What you want to prove is that
For all $\epsilon >0$, there exists a natural number $N$ such that, whenever $n\geq N$, we have $$\left|\frac{(-1)^n}{n}\right|<\epsilon$$
But $\left|\dfrac{(-1)^n}{n}\right|=\dfrac 1 n$.
In fact, what you want to prove is then that
For all $\epsilon >0$, there exists a natural number $N$ such that, whenever $n\geq N$, we have $$\dfrac 1 n <\epsilon$$
This is in fact a consequence of the unboundedness of the natural numbers. Particularily
For all $\epsilon >0$, there exists a natural number $N$ such that, $$\dfrac 1 N <\epsilon$$
is what we call the Archimedean property of the real numbers.
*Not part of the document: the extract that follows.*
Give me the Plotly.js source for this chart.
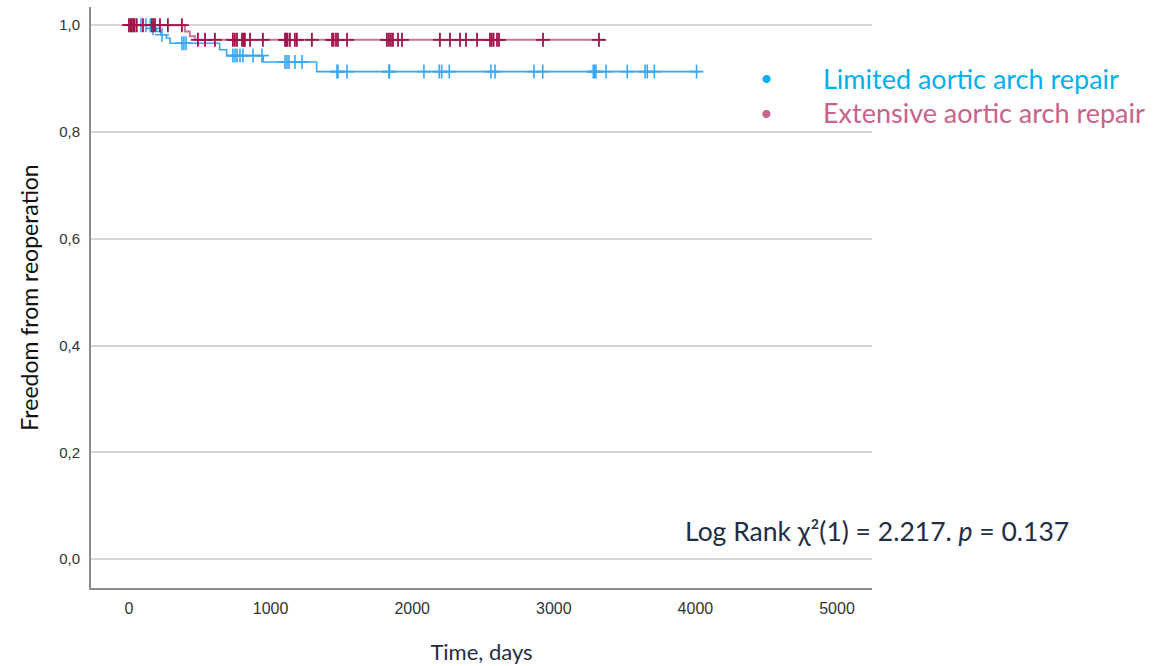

Basically, if there was some $\epsilon$ such that for no natural number $n$
$$\dfrac 1 n <\epsilon$$
would hold, this would mean
$$\dfrac 1 n \geq \epsilon$$
for all natural numbers, so
$$\dfrac 1 \epsilon \geq n$$
which would mean $\dfrac 1 \epsilon$ is an upper bound for the natural numbers, which is impossible.
As Ross is suggesting, since $$n\frac 1 n>\frac 1{n+1}$$ so if there is one $N$ that works, all other naturals greater than it will also work, so you can put all of the above into a proof.